§ **DO THIS**: Locate all lines in the data below that hold "matplotlib" and show them.

***** DATASET SECTION *****

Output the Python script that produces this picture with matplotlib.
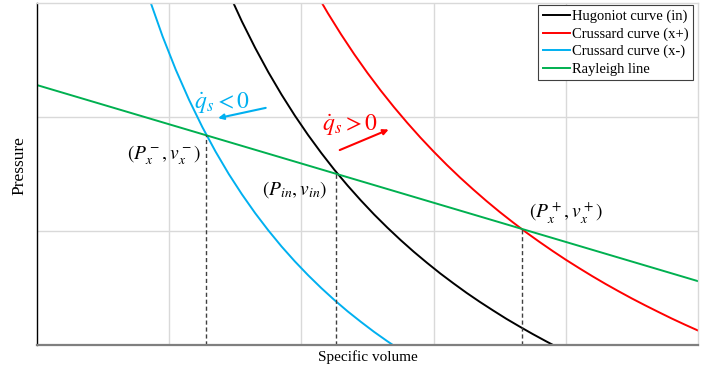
import matplotlib
matplotlib.use("Agg")
import matplotlib.pyplot as plt

plt.rcParams['mathtext.fontset'] = 'stix'

# Hugoniot curve (in)
v_in = [1.45, 1.55, 1.65, 1.75, 1.85, 1.95, 2.05, 2.15, 2.25, 2.35, 2.45, 2.55, 2.65,
        2.75, 2.85, 2.95, 3.05, 3.15, 3.25, 3.35, 3.45, 3.55, 3.65, 3.75, 3.85, 3.95]
p_in = [3.090, 2.838, 2.607, 2.393, 2.196, 2.013, 1.843, 1.685, 1.536, 1.398, 1.268, 1.145, 1.030,
        0.921, 0.818, 0.721, 0.628, 0.541, 0.457, 0.378, 0.303, 0.230, 0.162, 0.096, 0.033, -0.028]
# Crussard curve (x+)
v_xp = [2.10, 2.20, 2.30, 2.40, 2.50, 2.60, 2.70, 2.80, 2.90, 3.00, 3.10, 3.20, 3.30, 3.40, 3.50,
        3.60, 3.70, 3.80, 3.90, 4.00, 4.10, 4.20, 4.30, 4.40, 4.50, 4.60, 4.70, 4.80, 4.90, 5.00]
p_xp = [3.110, 2.911, 2.725, 2.550, 2.386, 2.232, 2.087, 1.950, 1.820, 1.697, 1.580, 1.469, 1.364, 1.263, 1.167,
        1.076, 0.988, 0.905, 0.825, 0.748, 0.675, 0.604, 0.536, 0.471, 0.408, 0.348, 0.290, 0.233, 0.179, 0.127]
# Crussard curve (x-)
v_xm = [0.85, 0.95, 1.05, 1.15, 1.25, 1.35, 1.45, 1.55, 1.65, 1.75, 1.85, 1.95, 2.05, 2.15, 2.25,
        2.35, 2.45, 2.55, 2.65, 2.70]
p_xm = [3.036, 2.707, 2.414, 2.151, 1.913, 1.698, 1.501, 1.322, 1.157, 1.005, 0.864, 0.734, 0.613, 0.500, 0.394,
        0.295, 0.203, 0.115, 0.033, -0.006]
# Rayleigh line
v_r = [0.0, 5.0]
p_r = [2.28, 0.56]
# intersection points (dashed drop lines)
v_pts = [1.28, 2.26, 3.67]
p_pts = [1.840, 1.503, 1.017]

series_labels = ["Hugoniot curve (in)", "Crussard curve (x+)", "Crussard curve (x-)", "Rayleigh line"]
point_labels = [r"$(P_x^-,v_x^-)$", r"$(P_{in},v_{in})$", r"$(P_x^+,v_x^+)$"]

fig = plt.figure(figsize=(7.06, 3.71), dpi=100)
ax = fig.add_axes([37/706, 1-345/371, 661/706, 342/371])
ax.set_xlim(0, 5)
ax.set_ylim(0, 3)
ax.set_xticks([1, 2, 3, 4])
ax.set_yticks([1, 2])
ax.grid(True, color='#d9d9d9', lw=1.0)
ax.tick_params(length=0, labelbottom=False, labelleft=False)
ax.set_axisbelow(True)
for s in ['top', 'right']:
    ax.spines[s].set_color('#d9d9d9')
    ax.spines[s].set_linewidth(1.0)
ax.spines['left'].set_color('black')
ax.spines['left'].set_linewidth(1.0)
ax.spines['bottom'].set_color('#7f7f7f')
ax.spines['bottom'].set_linewidth(1.6)

ax.plot(v_in, p_in, color='black', lw=1.4, label=series_labels[0])
ax.plot(v_xp, p_xp, color='#ff0000', lw=1.4, label=series_labels[1])
ax.plot(v_xm, p_xm, color='#00b0f0', lw=1.4, label=series_labels[2])
ax.plot(v_r, p_r, color='#00b050', lw=1.4, label=series_labels[3])

for v, p in zip(v_pts, p_pts):
    ax.plot([v, v], [0, p], color='#404040', lw=1.0, ls=(0, (3, 2)))

ax.text(0.96, 1.66, point_labels[0], fontsize=14, ha='center', va='center')
ax.text(1.95, 1.36, point_labels[1], fontsize=14, ha='center', va='center')
ax.text(4.0, 1.16, point_labels[2], fontsize=14, ha='center', va='center')

ax.text(1.40, 2.12, r"$\dot{q}_s < 0$", fontsize=17, color='#00b0f0', ha='center', va='center')
ax.text(2.37, 1.93, r"$\dot{q}_s > 0$", fontsize=17, color='#ff0000', ha='center', va='center')
ax.annotate("", xy=(1.37, 1.99), xytext=(1.73, 2.08),
            arrowprops=dict(arrowstyle='-|>', color='#00b0f0', lw=1.5, mutation_scale=8, shrinkA=0, shrinkB=0))
ax.annotate("", xy=(2.66, 1.89), xytext=(2.29, 1.71),
            arrowprops=dict(arrowstyle='-|>', color='#ff0000', lw=1.5, mutation_scale=8, shrinkA=0, shrinkB=0))

leg = ax.legend(loc='upper right', bbox_to_anchor=(0.992, 0.993), prop={'family': 'Liberation Serif', 'size': 10.5},
                frameon=True, fancybox=False, edgecolor='#404040', framealpha=1,
                handlelength=1.85, handletextpad=0.15, labelspacing=0.28, borderpad=0.3, borderaxespad=0)
leg.get_frame().set_linewidth(0.8)

ax.set_xlabel("Specific volume", family='Liberation Serif', fontsize=11, labelpad=4)
ax.set_ylabel("Pressure", family='Liberation Serif', fontsize=12.5)
ax.yaxis.set_label_coords(-0.015, 0.526)

fig.savefig("out.png", dpi=100)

*****

§ **OUTPUT FOR THIS EXERCISE**:
Output the Python script that produces this picture with matplotlib.
import matplotlib
matplotlib.use("Agg")
import matplotlib.pyplot as plt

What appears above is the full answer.